Objective:
Restate exactly the lines of the entries below, beginning with the first and ending with the line that holds "YAxis, ReferenceLine, Customized". Pictures are not copied.

# Provided entries start

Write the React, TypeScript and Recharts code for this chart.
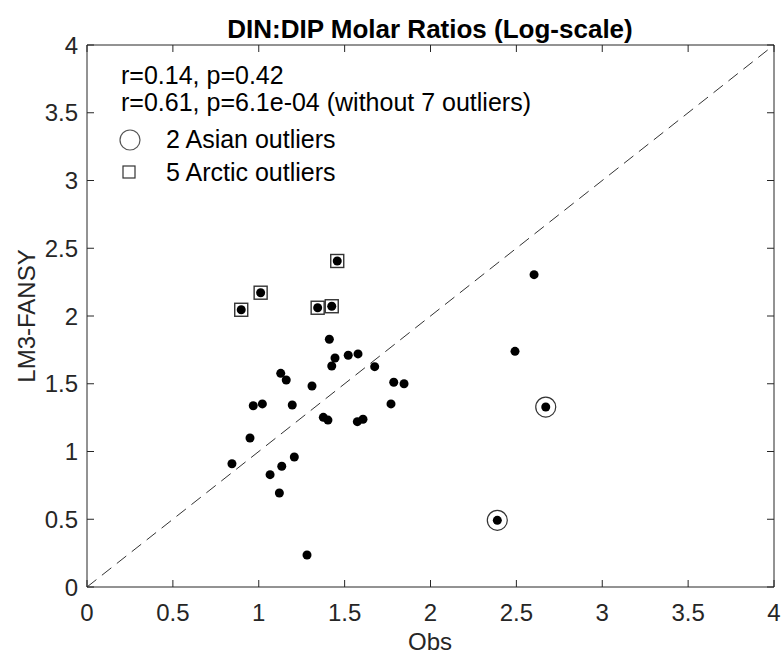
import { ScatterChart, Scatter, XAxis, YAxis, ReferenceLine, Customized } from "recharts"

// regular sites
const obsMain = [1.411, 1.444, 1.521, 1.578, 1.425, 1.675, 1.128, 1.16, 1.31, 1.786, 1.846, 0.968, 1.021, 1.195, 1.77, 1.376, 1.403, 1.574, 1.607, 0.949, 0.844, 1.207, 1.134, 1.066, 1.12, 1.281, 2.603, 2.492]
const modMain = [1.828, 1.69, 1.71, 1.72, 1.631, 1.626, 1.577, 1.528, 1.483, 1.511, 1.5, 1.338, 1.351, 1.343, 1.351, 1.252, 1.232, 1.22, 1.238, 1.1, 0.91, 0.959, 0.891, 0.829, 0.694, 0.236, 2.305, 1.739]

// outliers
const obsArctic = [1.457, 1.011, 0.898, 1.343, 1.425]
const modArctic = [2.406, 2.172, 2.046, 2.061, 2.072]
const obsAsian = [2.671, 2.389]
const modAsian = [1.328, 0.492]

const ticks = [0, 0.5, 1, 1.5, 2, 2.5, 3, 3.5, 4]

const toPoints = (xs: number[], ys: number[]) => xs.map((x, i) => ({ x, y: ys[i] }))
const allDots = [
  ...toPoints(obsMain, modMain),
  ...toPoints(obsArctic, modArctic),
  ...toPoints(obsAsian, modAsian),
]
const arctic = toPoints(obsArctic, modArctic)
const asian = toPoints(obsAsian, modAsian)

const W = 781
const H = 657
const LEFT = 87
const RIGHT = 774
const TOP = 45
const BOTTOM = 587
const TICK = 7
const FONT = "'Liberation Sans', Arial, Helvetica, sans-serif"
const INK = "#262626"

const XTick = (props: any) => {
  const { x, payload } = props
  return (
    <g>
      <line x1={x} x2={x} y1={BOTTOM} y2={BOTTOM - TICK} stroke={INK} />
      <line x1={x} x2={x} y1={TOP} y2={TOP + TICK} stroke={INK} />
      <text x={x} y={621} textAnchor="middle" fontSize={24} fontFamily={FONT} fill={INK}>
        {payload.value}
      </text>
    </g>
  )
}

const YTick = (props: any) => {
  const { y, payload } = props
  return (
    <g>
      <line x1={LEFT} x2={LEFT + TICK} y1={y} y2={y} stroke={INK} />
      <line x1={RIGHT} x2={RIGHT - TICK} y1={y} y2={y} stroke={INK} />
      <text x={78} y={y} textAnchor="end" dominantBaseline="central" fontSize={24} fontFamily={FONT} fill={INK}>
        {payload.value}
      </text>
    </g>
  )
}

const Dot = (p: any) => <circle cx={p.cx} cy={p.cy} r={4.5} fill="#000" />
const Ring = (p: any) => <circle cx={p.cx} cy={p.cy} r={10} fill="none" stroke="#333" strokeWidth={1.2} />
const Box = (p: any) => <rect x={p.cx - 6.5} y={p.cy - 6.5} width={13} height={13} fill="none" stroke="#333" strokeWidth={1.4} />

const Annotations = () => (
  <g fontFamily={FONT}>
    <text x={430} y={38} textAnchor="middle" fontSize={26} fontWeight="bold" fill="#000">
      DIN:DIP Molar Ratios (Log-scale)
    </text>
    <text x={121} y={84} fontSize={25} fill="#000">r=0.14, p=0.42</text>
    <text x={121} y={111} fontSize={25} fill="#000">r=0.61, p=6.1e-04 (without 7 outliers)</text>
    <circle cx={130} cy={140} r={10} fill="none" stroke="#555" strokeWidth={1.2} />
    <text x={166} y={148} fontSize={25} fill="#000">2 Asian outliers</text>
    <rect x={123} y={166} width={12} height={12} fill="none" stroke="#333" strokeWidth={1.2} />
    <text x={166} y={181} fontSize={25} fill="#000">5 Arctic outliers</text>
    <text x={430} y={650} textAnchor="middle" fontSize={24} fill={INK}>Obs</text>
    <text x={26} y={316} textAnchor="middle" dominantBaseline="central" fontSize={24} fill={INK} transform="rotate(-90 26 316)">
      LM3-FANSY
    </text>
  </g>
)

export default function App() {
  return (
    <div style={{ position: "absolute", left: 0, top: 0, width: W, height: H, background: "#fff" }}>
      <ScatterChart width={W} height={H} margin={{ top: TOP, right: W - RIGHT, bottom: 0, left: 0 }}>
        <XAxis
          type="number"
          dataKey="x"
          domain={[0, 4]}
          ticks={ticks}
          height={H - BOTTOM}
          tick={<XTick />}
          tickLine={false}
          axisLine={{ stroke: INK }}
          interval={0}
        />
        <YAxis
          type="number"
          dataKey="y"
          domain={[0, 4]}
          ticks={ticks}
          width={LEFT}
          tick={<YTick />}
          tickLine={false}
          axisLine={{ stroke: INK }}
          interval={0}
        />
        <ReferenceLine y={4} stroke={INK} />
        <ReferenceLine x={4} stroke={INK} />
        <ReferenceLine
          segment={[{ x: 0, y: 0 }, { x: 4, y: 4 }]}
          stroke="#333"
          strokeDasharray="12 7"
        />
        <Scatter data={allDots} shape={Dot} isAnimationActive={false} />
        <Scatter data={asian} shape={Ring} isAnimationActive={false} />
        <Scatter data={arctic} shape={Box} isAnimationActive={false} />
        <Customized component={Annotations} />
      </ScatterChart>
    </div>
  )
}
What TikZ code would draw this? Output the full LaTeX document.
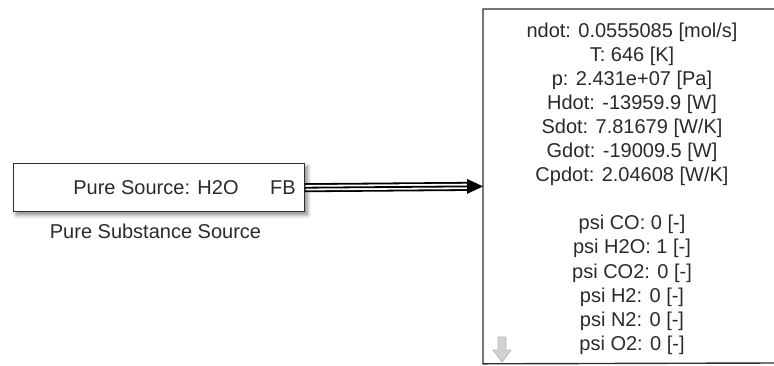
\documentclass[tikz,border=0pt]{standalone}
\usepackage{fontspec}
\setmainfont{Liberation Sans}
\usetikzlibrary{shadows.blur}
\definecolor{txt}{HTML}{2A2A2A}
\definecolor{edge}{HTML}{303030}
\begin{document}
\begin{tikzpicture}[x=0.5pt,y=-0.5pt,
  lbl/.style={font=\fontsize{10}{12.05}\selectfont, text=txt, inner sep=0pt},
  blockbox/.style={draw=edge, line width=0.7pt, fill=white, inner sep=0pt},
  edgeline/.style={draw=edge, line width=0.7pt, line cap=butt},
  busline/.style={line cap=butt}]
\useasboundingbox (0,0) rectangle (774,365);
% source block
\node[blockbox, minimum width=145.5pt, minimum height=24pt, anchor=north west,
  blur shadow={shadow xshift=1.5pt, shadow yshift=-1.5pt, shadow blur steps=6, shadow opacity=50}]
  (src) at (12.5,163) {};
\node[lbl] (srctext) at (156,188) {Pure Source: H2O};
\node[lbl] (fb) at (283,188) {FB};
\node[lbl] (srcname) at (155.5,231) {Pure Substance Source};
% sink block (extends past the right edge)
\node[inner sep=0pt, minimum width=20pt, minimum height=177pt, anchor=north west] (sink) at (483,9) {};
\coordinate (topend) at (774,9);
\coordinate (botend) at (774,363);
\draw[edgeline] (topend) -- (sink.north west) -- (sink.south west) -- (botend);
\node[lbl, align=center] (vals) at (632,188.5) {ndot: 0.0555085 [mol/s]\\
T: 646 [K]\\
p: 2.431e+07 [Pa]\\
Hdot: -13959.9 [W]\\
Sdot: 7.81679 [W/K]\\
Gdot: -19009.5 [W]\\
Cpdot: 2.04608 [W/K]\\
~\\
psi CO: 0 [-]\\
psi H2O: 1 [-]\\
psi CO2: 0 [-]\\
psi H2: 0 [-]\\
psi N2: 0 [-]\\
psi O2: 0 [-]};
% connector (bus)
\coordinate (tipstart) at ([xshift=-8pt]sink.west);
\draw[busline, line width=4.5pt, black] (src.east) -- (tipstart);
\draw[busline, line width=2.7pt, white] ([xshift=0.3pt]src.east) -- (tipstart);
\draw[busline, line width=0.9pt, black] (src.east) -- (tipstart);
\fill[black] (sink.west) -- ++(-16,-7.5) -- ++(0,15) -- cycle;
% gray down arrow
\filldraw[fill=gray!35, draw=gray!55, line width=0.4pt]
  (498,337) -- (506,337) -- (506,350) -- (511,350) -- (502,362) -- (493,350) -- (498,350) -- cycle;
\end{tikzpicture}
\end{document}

# Provided entries end

Solution to this task:
Write the React, TypeScript and Recharts code for this chart.
import { ScatterChart, Scatter, XAxis, YAxis, ReferenceLine, Customized } from "recharts"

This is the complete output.